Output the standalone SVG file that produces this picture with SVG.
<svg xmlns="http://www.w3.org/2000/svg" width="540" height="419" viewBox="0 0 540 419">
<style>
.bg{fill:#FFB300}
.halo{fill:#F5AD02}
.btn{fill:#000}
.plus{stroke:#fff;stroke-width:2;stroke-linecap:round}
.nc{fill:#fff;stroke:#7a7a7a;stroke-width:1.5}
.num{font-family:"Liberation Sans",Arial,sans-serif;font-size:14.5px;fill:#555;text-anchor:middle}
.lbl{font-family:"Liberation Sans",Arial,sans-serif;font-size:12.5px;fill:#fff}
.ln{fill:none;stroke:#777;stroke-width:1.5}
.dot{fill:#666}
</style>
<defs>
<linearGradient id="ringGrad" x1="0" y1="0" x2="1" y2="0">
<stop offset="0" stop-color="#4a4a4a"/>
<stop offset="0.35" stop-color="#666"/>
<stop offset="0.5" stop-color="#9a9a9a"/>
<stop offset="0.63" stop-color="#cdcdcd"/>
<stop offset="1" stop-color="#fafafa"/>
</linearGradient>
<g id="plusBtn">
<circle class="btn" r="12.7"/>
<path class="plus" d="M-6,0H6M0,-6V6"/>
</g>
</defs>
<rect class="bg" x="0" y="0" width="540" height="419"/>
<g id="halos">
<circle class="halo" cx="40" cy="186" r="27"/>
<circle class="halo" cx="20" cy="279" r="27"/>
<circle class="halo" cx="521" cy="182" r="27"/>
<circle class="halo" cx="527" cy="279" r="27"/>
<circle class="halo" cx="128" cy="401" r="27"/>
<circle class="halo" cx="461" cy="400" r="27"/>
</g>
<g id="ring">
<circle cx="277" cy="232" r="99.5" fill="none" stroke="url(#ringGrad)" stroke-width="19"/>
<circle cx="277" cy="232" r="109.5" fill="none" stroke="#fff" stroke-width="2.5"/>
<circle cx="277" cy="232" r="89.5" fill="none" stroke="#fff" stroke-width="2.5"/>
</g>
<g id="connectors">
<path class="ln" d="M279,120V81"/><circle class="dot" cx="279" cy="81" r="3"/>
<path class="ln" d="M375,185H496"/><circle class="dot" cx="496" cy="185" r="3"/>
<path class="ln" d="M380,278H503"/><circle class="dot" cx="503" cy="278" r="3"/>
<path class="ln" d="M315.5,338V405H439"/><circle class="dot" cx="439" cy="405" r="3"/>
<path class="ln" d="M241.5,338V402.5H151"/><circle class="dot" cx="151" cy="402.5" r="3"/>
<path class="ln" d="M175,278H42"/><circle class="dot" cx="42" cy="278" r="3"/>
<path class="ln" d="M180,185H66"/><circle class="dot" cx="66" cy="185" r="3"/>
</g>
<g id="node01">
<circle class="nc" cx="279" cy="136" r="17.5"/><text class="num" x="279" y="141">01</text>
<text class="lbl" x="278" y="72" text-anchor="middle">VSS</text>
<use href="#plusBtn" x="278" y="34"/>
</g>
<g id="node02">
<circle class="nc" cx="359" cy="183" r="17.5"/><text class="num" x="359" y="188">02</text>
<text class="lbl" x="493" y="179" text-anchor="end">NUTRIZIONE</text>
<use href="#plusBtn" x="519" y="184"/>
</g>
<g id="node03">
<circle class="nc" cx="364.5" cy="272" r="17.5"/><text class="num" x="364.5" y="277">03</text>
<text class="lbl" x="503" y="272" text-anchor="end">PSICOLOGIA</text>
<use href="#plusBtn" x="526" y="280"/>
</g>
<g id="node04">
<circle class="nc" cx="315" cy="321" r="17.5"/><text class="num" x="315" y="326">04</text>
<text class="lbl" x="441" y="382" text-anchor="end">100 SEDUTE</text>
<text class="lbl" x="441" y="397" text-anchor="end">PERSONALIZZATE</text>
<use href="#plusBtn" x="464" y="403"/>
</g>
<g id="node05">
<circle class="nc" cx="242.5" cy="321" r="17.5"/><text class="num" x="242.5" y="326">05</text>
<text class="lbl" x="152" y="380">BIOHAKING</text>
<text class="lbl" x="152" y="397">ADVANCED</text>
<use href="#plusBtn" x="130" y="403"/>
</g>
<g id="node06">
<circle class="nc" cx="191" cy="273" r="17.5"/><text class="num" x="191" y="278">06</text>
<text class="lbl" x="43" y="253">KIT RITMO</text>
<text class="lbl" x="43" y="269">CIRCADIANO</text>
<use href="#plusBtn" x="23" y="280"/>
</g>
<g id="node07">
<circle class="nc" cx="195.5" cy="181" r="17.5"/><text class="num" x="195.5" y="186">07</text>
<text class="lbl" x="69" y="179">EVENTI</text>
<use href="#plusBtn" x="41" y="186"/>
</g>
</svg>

* _EXERCISE BRIEF_
Copy the material above back out, exactly as written.

* _ANSWER TO THIS TASK_
Output the standalone SVG file that produces this picture with SVG.
<svg xmlns="http://www.w3.org/2000/svg" width="540" height="419" viewBox="0 0 540 419">
<style>
.bg{fill:#FFB300}
.halo{fill:#F5AD02}
.btn{fill:#000}
.plus{stroke:#fff;stroke-width:2;stroke-linecap:round}
.nc{fill:#fff;stroke:#7a7a7a;stroke-width:1.5}
.num{font-family:"Liberation Sans",Arial,sans-serif;font-size:14.5px;fill:#555;text-anchor:middle}
.lbl{font-family:"Liberation Sans",Arial,sans-serif;font-size:12.5px;fill:#fff}
.ln{fill:none;stroke:#777;stroke-width:1.5}
.dot{fill:#666}
</style>
<defs>
<linearGradient id="ringGrad" x1="0" y1="0" x2="1" y2="0">
<stop offset="0" stop-color="#4a4a4a"/>
<stop offset="0.35" stop-color="#666"/>
<stop offset="0.5" stop-color="#9a9a9a"/>
<stop offset="0.63" stop-color="#cdcdcd"/>
<stop offset="1" stop-color="#fafafa"/>
</linearGradient>
<g id="plusBtn">
<circle class="btn" r="12.7"/>
<path class="plus" d="M-6,0H6M0,-6V6"/>
</g>
</defs>
<rect class="bg" x="0" y="0" width="540" height="419"/>
<g id="halos">
<circle class="halo" cx="40" cy="186" r="27"/>
<circle class="halo" cx="20" cy="279" r="27"/>
<circle class="halo" cx="521" cy="182" r="27"/>
<circle class="halo" cx="527" cy="279" r="27"/>
<circle class="halo" cx="128" cy="401" r="27"/>
<circle class="halo" cx="461" cy="400" r="27"/>
</g>
<g id="ring">
<circle cx="277" cy="232" r="99.5" fill="none" stroke="url(#ringGrad)" stroke-width="19"/>
<circle cx="277" cy="232" r="109.5" fill="none" stroke="#fff" stroke-width="2.5"/>
<circle cx="277" cy="232" r="89.5" fill="none" stroke="#fff" stroke-width="2.5"/>
</g>
<g id="connectors">
<path class="ln" d="M279,120V81"/><circle class="dot" cx="279" cy="81" r="3"/>
<path class="ln" d="M375,185H496"/><circle class="dot" cx="496" cy="185" r="3"/>
<path class="ln" d="M380,278H503"/><circle class="dot" cx="503" cy="278" r="3"/>
<path class="ln" d="M315.5,338V405H439"/><circle class="dot" cx="439" cy="405" r="3"/>
<path class="ln" d="M241.5,338V402.5H151"/><circle class="dot" cx="151" cy="402.5" r="3"/>
<path class="ln" d="M175,278H42"/><circle class="dot" cx="42" cy="278" r="3"/>
<path class="ln" d="M180,185H66"/><circle class="dot" cx="66" cy="185" r="3"/>
</g>
<g id="node01">
<circle class="nc" cx="279" cy="136" r="17.5"/><text class="num" x="279" y="141">01</text>
<text class="lbl" x="278" y="72" text-anchor="middle">VSS</text>
<use href="#plusBtn" x="278" y="34"/>
</g>
<g id="node02">
<circle class="nc" cx="359" cy="183" r="17.5"/><text class="num" x="359" y="188">02</text>
<text class="lbl" x="493" y="179" text-anchor="end">NUTRIZIONE</text>
<use href="#plusBtn" x="519" y="184"/>
</g>
<g id="node03">
<circle class="nc" cx="364.5" cy="272" r="17.5"/><text class="num" x="364.5" y="277">03</text>
<text class="lbl" x="503" y="272" text-anchor="end">PSICOLOGIA</text>
<use href="#plusBtn" x="526" y="280"/>
</g>
<g id="node04">
<circle class="nc" cx="315" cy="321" r="17.5"/><text class="num" x="315" y="326">04</text>
<text class="lbl" x="441" y="382" text-anchor="end">100 SEDUTE</text>
<text class="lbl" x="441" y="397" text-anchor="end">PERSONALIZZATE</text>
<use href="#plusBtn" x="464" y="403"/>
</g>
<g id="node05">
<circle class="nc" cx="242.5" cy="321" r="17.5"/><text class="num" x="242.5" y="326">05</text>
<text class="lbl" x="152" y="380">BIOHAKING</text>
<text class="lbl" x="152" y="397">ADVANCED</text>
<use href="#plusBtn" x="130" y="403"/>
</g>
<g id="node06">
<circle class="nc" cx="191" cy="273" r="17.5"/><text class="num" x="191" y="278">06</text>
<text class="lbl" x="43" y="253">KIT RITMO</text>
<text class="lbl" x="43" y="269">CIRCADIANO</text>
<use href="#plusBtn" x="23" y="280"/>
</g>
<g id="node07">
<circle class="nc" cx="195.5" cy="181" r="17.5"/><text class="num" x="195.5" y="186">07</text>
<text class="lbl" x="69" y="179">EVENTI</text>
<use href="#plusBtn" x="41" y="186"/>
</g>
</svg>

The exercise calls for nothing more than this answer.